• [DATA]
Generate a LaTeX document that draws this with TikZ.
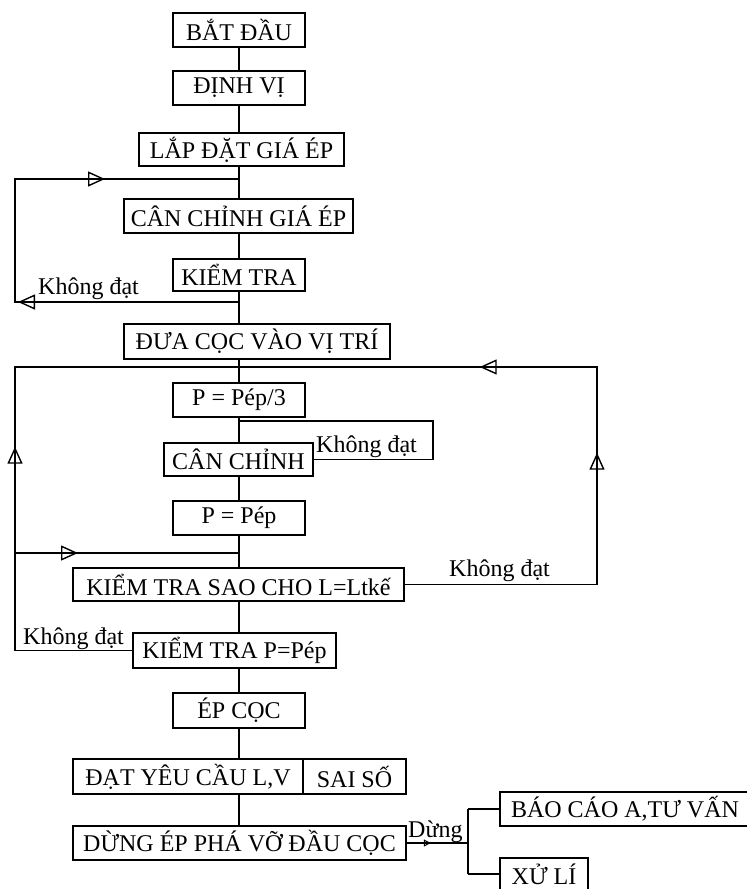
\documentclass[tikz,border=0pt]{standalone}
\usepackage{fontspec}
\setmainfont{Liberation Serif}
\usetikzlibrary{arrows.meta, positioning, decorations.markings}
\newcommand{\fs}{\fontsize{24}{26}\selectfont}
\tikzset{
  box/.style  = {draw, line width=1.6pt, inner sep=0pt, align=center, font=\fs},
  lbl/.style  = {inner sep=0pt, font=\fs},
  wire/.style = {line width=1.6pt},
  tri/.style  = {postaction={decorate, decoration={markings,
                 mark=at position #1 with {\arrow{Triangle[open, length=17pt, width=15pt, line width=1.4pt]}}}}},
  trismall/.style = {postaction={decorate, decoration={markings,
                 mark=at position #1 with {\arrow{Triangle[open, length=7pt, width=7pt, line width=1pt]}}}}},
}

\begin{document}
\begin{tikzpicture}[x=1pt, y=-1pt]
  \useasboundingbox (0,0) rectangle (747,889);
  % main column
  \node[box, minimum width=132pt, minimum height=34pt] (batdau) at (239,30) {BẮT ĐẦU};
  \node[box, minimum width=132pt, minimum height=34pt] (dinhvi) at (239,88) {ĐỊNH VỊ};
  \node[box, minimum width=205pt, minimum height=33pt] (lapdat) at (241.5,149.5) {LẮP ĐẶT GIÁ ÉP};
  \node[box, minimum width=229pt, minimum height=34pt] (canchinhgia) at (238.5,216) {CÂN CHỈNH GIÁ ÉP};
  \node[box, minimum width=132pt, minimum height=32pt] (kiemtra) at (239,275) {KIỂM TRA};
  \node[box, minimum width=266pt, minimum height=35pt] (duacoc) at (257,341.5) {ĐƯA CỌC VÀO VỊ TRÍ};
  \node[box, minimum width=132pt, minimum height=34pt] (pep3) at (239,400) {P = Pép/3};
  \node[box, minimum width=149pt, minimum height=33pt] (canchinh) at (238.5,459.5) {CÂN CHỈNH};
  \node[box, minimum width=132pt, minimum height=34pt] (pep) at (239,518) {P = Pép};
  \node[box, minimum width=331pt, minimum height=33pt] (kiemtraL) at (238.5,584.5) {KIỂM TRA SAO CHO L=Ltkế};
  \node[box, minimum width=203pt, minimum height=35pt] (kiemtraP) at (234.5,650.5) {KIỂM TRA P=Pép};
  \node[box, minimum width=132pt, minimum height=35pt] (epcoc) at (239,710.5) {ÉP CỌC};
  \node[box, minimum width=230pt, minimum height=35pt] (datyc) at (188,776.5) {ĐẠT YÊU CẦU L,V};
  \node[box, minimum width=103pt, minimum height=35pt] (saiso) at (354.5,776.5) {SAI SỐ};
  \node[box, minimum width=333pt, minimum height=34pt] (dungep) at (239.5,843) {DỪNG ÉP PHÁ VỠ ĐẦU CỌC};
  \node[box, minimum width=250pt, minimum height=34pt] (baocao) at (625,809) {BÁO CÁO A,TƯ VẤN};
  \node[box, minimum width=88pt, minimum height=32pt] (xuli) at (544,874) {XỬ LÍ};

  % spine and turning points
  \coordinate (sp) at (239,0);
  \coordinate (lx) at (15,0);
  \coordinate (rx) at (597,0);
  \coordinate (kx) at (433,0);
  \coordinate (bx) at (468,0);
  \coordinate (j0) at (239,179);
  \coordinate (j1) at (239,302);
  \coordinate (j2) at (239,367);
  \coordinate (j3) at (239,421);
  \coordinate (j4) at (239,553);

  \foreach \a/\b in {batdau/dinhvi, dinhvi/lapdat, lapdat/canchinhgia, canchinhgia/kiemtra,
                     kiemtra/duacoc, duacoc/pep3, pep3/canchinh, canchinh/pep, pep/kiemtraL,
                     kiemtraL/kiemtraP, kiemtraP/epcoc, epcoc/datyc, datyc/dungep} {
    \draw[wire] (sp |- \a.south) -- (sp |- \b.north);
  }

  % loops back
  \draw[wire, tri=221pt, tri=437pt] (j1) -- (j1 -| lx) -- (j0 -| lx) -- (j0);
  \node[lbl, anchor=base west] (kd1) at (38,294) {Không đạt};

  \draw[wire, tri=321pt] (kiemtraP.west) -- (kiemtraP.west -| lx) -- (j2 -| lx) -- (j2);
  \draw[wire, tri=63pt] (j4 -| lx) -- (j4);
  \node[lbl, anchor=base west] (kd2) at (23,644) {Không đạt};

  \draw[wire, tri=324pt, tri=527pt] (kiemtraL.east) -- (kiemtraL.east -| rx) -- (j2 -| rx) -- (j2);
  \node[lbl, anchor=base west] (kd3) at (449,576) {Không đạt};

  \draw[wire] (j3) -- (j3 -| kx) -- (canchinh.east -| kx) -- (canchinh.east);
  \node[lbl, anchor=base west] (kd4) at (316,452) {Không đạt};

  % end branch
  \draw[wire, trismall=24pt] (dungep.east) -- (dungep.east -| bx);
  \draw[wire] (baocao.west -| bx) -- (xuli.west -| bx);
  \draw[wire] (baocao.west -| bx) -- (baocao.west);
  \draw[wire] (xuli.west -| bx) -- (xuli.west);
  \node[lbl, anchor=base west] (dung) at (408,837) {Dừng};
\end{tikzpicture}
\end{document}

• [TO DO] Drop the images and repeat the data exactly.

• [RESULT OF THE TASK]
Generate a LaTeX document that draws this with TikZ.
\documentclass[tikz,border=0pt]{standalone}
\usepackage{fontspec}
\setmainfont{Liberation Serif}
\usetikzlibrary{arrows.meta, positioning, decorations.markings}
\newcommand{\fs}{\fontsize{24}{26}\selectfont}
\tikzset{
  box/.style  = {draw, line width=1.6pt, inner sep=0pt, align=center, font=\fs},
  lbl/.style  = {inner sep=0pt, font=\fs},
  wire/.style = {line width=1.6pt},
  tri/.style  = {postaction={decorate, decoration={markings,
                 mark=at position #1 with {\arrow{Triangle[open, length=17pt, width=15pt, line width=1.4pt]}}}}},
  trismall/.style = {postaction={decorate, decoration={markings,
                 mark=at position #1 with {\arrow{Triangle[open, length=7pt, width=7pt, line width=1pt]}}}}},
}

\begin{document}
\begin{tikzpicture}[x=1pt, y=-1pt]
  \useasboundingbox (0,0) rectangle (747,889);
  % main column
  \node[box, minimum width=132pt, minimum height=34pt] (batdau) at (239,30) {BẮT ĐẦU};
  \node[box, minimum width=132pt, minimum height=34pt] (dinhvi) at (239,88) {ĐỊNH VỊ};
  \node[box, minimum width=205pt, minimum height=33pt] (lapdat) at (241.5,149.5) {LẮP ĐẶT GIÁ ÉP};
  \node[box, minimum width=229pt, minimum height=34pt] (canchinhgia) at (238.5,216) {CÂN CHỈNH GIÁ ÉP};
  \node[box, minimum width=132pt, minimum height=32pt] (kiemtra) at (239,275) {KIỂM TRA};
  \node[box, minimum width=266pt, minimum height=35pt] (duacoc) at (257,341.5) {ĐƯA CỌC VÀO VỊ TRÍ};
  \node[box, minimum width=132pt, minimum height=34pt] (pep3) at (239,400) {P = Pép/3};
  \node[box, minimum width=149pt, minimum height=33pt] (canchinh) at (238.5,459.5) {CÂN CHỈNH};
  \node[box, minimum width=132pt, minimum height=34pt] (pep) at (239,518) {P = Pép};
  \node[box, minimum width=331pt, minimum height=33pt] (kiemtraL) at (238.5,584.5) {KIỂM TRA SAO CHO L=Ltkế};
  \node[box, minimum width=203pt, minimum height=35pt] (kiemtraP) at (234.5,650.5) {KIỂM TRA P=Pép};
  \node[box, minimum width=132pt, minimum height=35pt] (epcoc) at (239,710.5) {ÉP CỌC};
  \node[box, minimum width=230pt, minimum height=35pt] (datyc) at (188,776.5) {ĐẠT YÊU CẦU L,V};
  \node[box, minimum width=103pt, minimum height=35pt] (saiso) at (354.5,776.5) {SAI SỐ};
  \node[box, minimum width=333pt, minimum height=34pt] (dungep) at (239.5,843) {DỪNG ÉP PHÁ VỠ ĐẦU CỌC};
  \node[box, minimum width=250pt, minimum height=34pt] (baocao) at (625,809) {BÁO CÁO A,TƯ VẤN};
  \node[box, minimum width=88pt, minimum height=32pt] (xuli) at (544,874) {XỬ LÍ};

  % spine and turning points
  \coordinate (sp) at (239,0);
  \coordinate (lx) at (15,0);
  \coordinate (rx) at (597,0);
  \coordinate (kx) at (433,0);
  \coordinate (bx) at (468,0);
  \coordinate (j0) at (239,179);
  \coordinate (j1) at (239,302);
  \coordinate (j2) at (239,367);
  \coordinate (j3) at (239,421);
  \coordinate (j4) at (239,553);

  \foreach \a/\b in {batdau/dinhvi, dinhvi/lapdat, lapdat/canchinhgia, canchinhgia/kiemtra,
                     kiemtra/duacoc, duacoc/pep3, pep3/canchinh, canchinh/pep, pep/kiemtraL,
                     kiemtraL/kiemtraP, kiemtraP/epcoc, epcoc/datyc, datyc/dungep} {
    \draw[wire] (sp |- \a.south) -- (sp |- \b.north);
  }

  % loops back
  \draw[wire, tri=221pt, tri=437pt] (j1) -- (j1 -| lx) -- (j0 -| lx) -- (j0);
  \node[lbl, anchor=base west] (kd1) at (38,294) {Không đạt};

  \draw[wire, tri=321pt] (kiemtraP.west) -- (kiemtraP.west -| lx) -- (j2 -| lx) -- (j2);
  \draw[wire, tri=63pt] (j4 -| lx) -- (j4);
  \node[lbl, anchor=base west] (kd2) at (23,644) {Không đạt};

  \draw[wire, tri=324pt, tri=527pt] (kiemtraL.east) -- (kiemtraL.east -| rx) -- (j2 -| rx) -- (j2);
  \node[lbl, anchor=base west] (kd3) at (449,576) {Không đạt};

  \draw[wire] (j3) -- (j3 -| kx) -- (canchinh.east -| kx) -- (canchinh.east);
  \node[lbl, anchor=base west] (kd4) at (316,452) {Không đạt};

  % end branch
  \draw[wire, trismall=24pt] (dungep.east) -- (dungep.east -| bx);
  \draw[wire] (baocao.west -| bx) -- (xuli.west -| bx);
  \draw[wire] (baocao.west -| bx) -- (baocao.west);
  \draw[wire] (xuli.west -| bx) -- (xuli.west);
  \node[lbl, anchor=base west] (dung) at (408,837) {Dừng};
\end{tikzpicture}
\end{document}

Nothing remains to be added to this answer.